Top leaves in a tree with probabilities on edges

284 Views Asked by At

Suppose I had a tree, where each edge had a probability assigned to it, and the probabilities all of the edges coming from a node sum up to 1. You could consider these probabilities to come a machine learning model that's trying to recommend items in a hierarchy (say for an online liquor and snacks shop).

One way to choose what to show a customer would be to at each node, traverse the edge with the highest probability, and end when you're at a leaf node. In the example below, that would suggest you recommend the customer "chips."

Example tree

My question is, given such a hierarchy, how would you determine what the 2nd or 3rd best choices are? As in, if you wanted to show the customer 3 items, what would you show? I'm not sure how to formulate that mathematically, and if there is some graph-theory concept that covers this. I'm also not sure this is well defined.

Thank you!

2

There are 2 best solutions below

2
On

All items can be identified with nodes with out-degree equal to $0$ in your model.
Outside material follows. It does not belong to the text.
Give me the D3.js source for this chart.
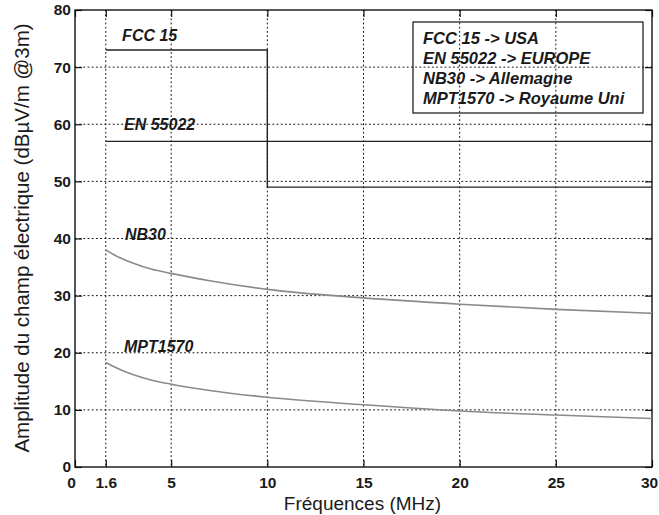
<!DOCTYPE html>
<html>
<head>
<meta charset="utf-8">
<script src="https://cdnjs.cloudflare.com/ajax/libs/d3/7.8.5/d3.min.js"></script>
<style>
  body { margin: 0; background: #fff; }
  text { font-family: "Liberation Sans", Arial, Helvetica, sans-serif; fill: #1a1a1a; }
  .grid line { stroke: #111; stroke-width: 1; stroke-dasharray: 1.8,2.4; }
</style>
</head>
<body>
<script>
// frequencies in MHz, levels in dBuV/m @3m
var xTicks = [0, 1.6, 5, 10, 15, 20, 25, 30];
var yTicks = [0, 10, 20, 30, 40, 50, 60, 70, 80];

var fccFreq = [1.6, 10, 10, 30];
var fccLevel = [73, 73, 49, 49];

var enFreq = [1.6, 30];
var enLevel = [57, 57];

var curveFreq = [1.6, 2, 3, 4, 5, 7, 10, 15, 20, 25, 30];
var nb30Level = [38.0, 37.2, 35.7, 34.6, 33.9, 32.6, 31.1, 29.6, 28.5, 27.6, 26.9];
var mptLevel = [18.3, 17.6, 16.2, 15.2, 14.5, 13.4, 12.2, 10.9, 9.8, 9.1, 8.5];

var curveLabels = [
  {name: "FCC 15", f: 2.45, v: 74.5},
  {name: "EN 55022", f: 2.55, v: 59},
  {name: "NB30", f: 2.6, v: 39.7},
  {name: "MPT1570", f: 2.55, v: 20.2}
];
var legendLines = ["FCC 15 -> USA", "EN 55022 -> EUROPE", "NB30 -> Allemagne", "MPT1570 -> Royaume Uni"];

var W = 659, H = 515;
var margin = {top: 10, right: 7, bottom: 48, left: 75},
    width = W - margin.left - margin.right,
    height = H - margin.top - margin.bottom;

var svg = d3.select("body").append("svg")
    .attr("width", W).attr("height", H);
var g = svg.append("g")
    .attr("transform", "translate(" + margin.left + "," + margin.top + ")");

var x = d3.scaleLinear().domain([0, 30]).range([0, width]);
var y = d3.scaleLinear().domain([0, 80]).range([height, 0]);

// grid
g.append("g").attr("class", "grid")
  .selectAll("line").data(xTicks.filter(function(d){ return d > 0 && d < 30; }))
  .enter().append("line")
  .attr("x1", x).attr("x2", x).attr("y1", 0).attr("y2", height);
g.append("g").attr("class", "grid")
  .selectAll("line").data(yTicks.filter(function(d){ return d > 0 && d < 80; }))
  .enter().append("line")
  .attr("y1", y).attr("y2", y).attr("x1", 0).attr("x2", width);

// axes (ticks inward, box on)
var tickFont = function(sel){
  sel.selectAll("text").style("font-size", "15.5px").style("font-weight", "bold");
  sel.selectAll("line").attr("stroke", "#111").attr("stroke-width", 1.2);
  sel.select(".domain").remove();
};
var xAxisG = g.append("g").attr("transform", "translate(0," + height + ")")
  .call(d3.axisBottom(x).tickValues(xTicks).tickFormat(function(d){ return d; })
        .tickSizeInner(-7).tickSizeOuter(0).tickPadding(10))
  .call(tickFont);
// end labels sit slightly inward, as in the original
xAxisG.selectAll(".tick text").attr("dx", function(d){ return d === 0 ? -4 : (d === 30 ? -3 : 0); });
g.append("g")
  .call(d3.axisLeft(y).tickValues(yTicks).tickSizeInner(-7).tickSizeOuter(0).tickPadding(4))
  .call(tickFont);
g.append("g")
  .call(d3.axisTop(x).tickValues(xTicks).tickFormat("").tickSizeInner(-7).tickSizeOuter(0))
  .call(tickFont);
g.append("g").attr("transform", "translate(" + width + ",0)")
  .call(d3.axisRight(y).tickValues(yTicks).tickFormat("").tickSizeInner(-7).tickSizeOuter(0))
  .call(tickFont);

g.append("rect").attr("width", width).attr("height", height)
  .attr("fill", "none").attr("stroke", "#111").attr("stroke-width", 1.4);

// limit lines
var line = d3.line().x(function(d){ return x(d[0]); }).y(function(d){ return y(d[1]); });
var smooth = d3.line().x(function(d){ return x(d[0]); }).y(function(d){ return y(d[1]); })
  .curve(d3.curveMonotoneX);

g.append("path").attr("d", line(d3.zip(fccFreq, fccLevel)))
  .attr("fill", "none").attr("stroke", "#222").attr("stroke-width", 1.4);
g.append("path").attr("d", line(d3.zip(enFreq, enLevel)))
  .attr("fill", "none").attr("stroke", "#222").attr("stroke-width", 1.4);
g.append("path").attr("d", smooth(d3.zip(curveFreq, nb30Level)))
  .attr("fill", "none").attr("stroke", "#8a8a8a").attr("stroke-width", 1.6);
g.append("path").attr("d", smooth(d3.zip(curveFreq, mptLevel)))
  .attr("fill", "none").attr("stroke", "#8a8a8a").attr("stroke-width", 1.6);

g.selectAll(".clabel").data(curveLabels).enter().append("text")
  .attr("class", "clabel")
  .attr("x", function(d){ return x(d.f); })
  .attr("y", function(d){ return y(d.v); })
  .style("font-size", "16px").style("font-weight", "bold").style("font-style", "italic")
  .text(function(d){ return d.name; });

// legend box
var lg = svg.append("g").attr("transform", "translate(413,22)");
lg.append("rect").attr("width", 230).attr("height", 91)
  .attr("fill", "none").attr("stroke", "#111").attr("stroke-width", 1.2);
lg.selectAll("text").data(legendLines).enter().append("text")
  .attr("x", 10).attr("y", function(d, i){ return 21.5 + i * 20.3; })
  .style("font-size", "16.5px").style("font-weight", "bold").style("font-style", "italic")
  .text(function(d){ return d; });

// axis titles
svg.append("text")
  .attr("x", margin.left + width / 2 - 1).attr("y", 510)
  .attr("text-anchor", "middle").style("font-size", "19px")
  .text("Fréquences (MHz)");
svg.append("text")
  .attr("transform", "translate(29,238) rotate(-90)")
  .attr("text-anchor", "middle").style("font-size", "20.5px")
  .text("Amplitude du champ électrique (dBµV/m @3m)");
</script>
</body>
</html>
Let us call these nodes item-nodes $i_j$. For each item-node $i_j$, there is a unique path $$(r,...,i_j)$$ from the root node $r$ to $i_j$. By "walking" along such a path and consecutively multyplying the probabilities associated with the path egdes, one can assign a probability $p_{i_j}$to each item-node $i_j$. For example, in the case of "chips", this probability would be $0.7*0.9 = 0.63$. The probabilities $p_{i_j}$ can then be used to rank-order the item-nodes $i_j$.

0
On

The solution I ended up going with, and I'm still not 100% sure this is right, is to after selecting the "best" option, going back and removing weight from the edges that were traversed, then deleting the selected option.

In the picture above, I changed the edge from the root to snacks to be (0.7 - 0.9*0.7) to represent the loss of choosing chips. Then I repeated the process to choose the next best option, which in the next case would be cookies (well it's a tie but I just picked the top one).

By repeatedly lowering the weights of the edges used to pick a solution, then removing the solution, I am able to have a set of items picked in a similar way. Again I'm not sure this is the best option!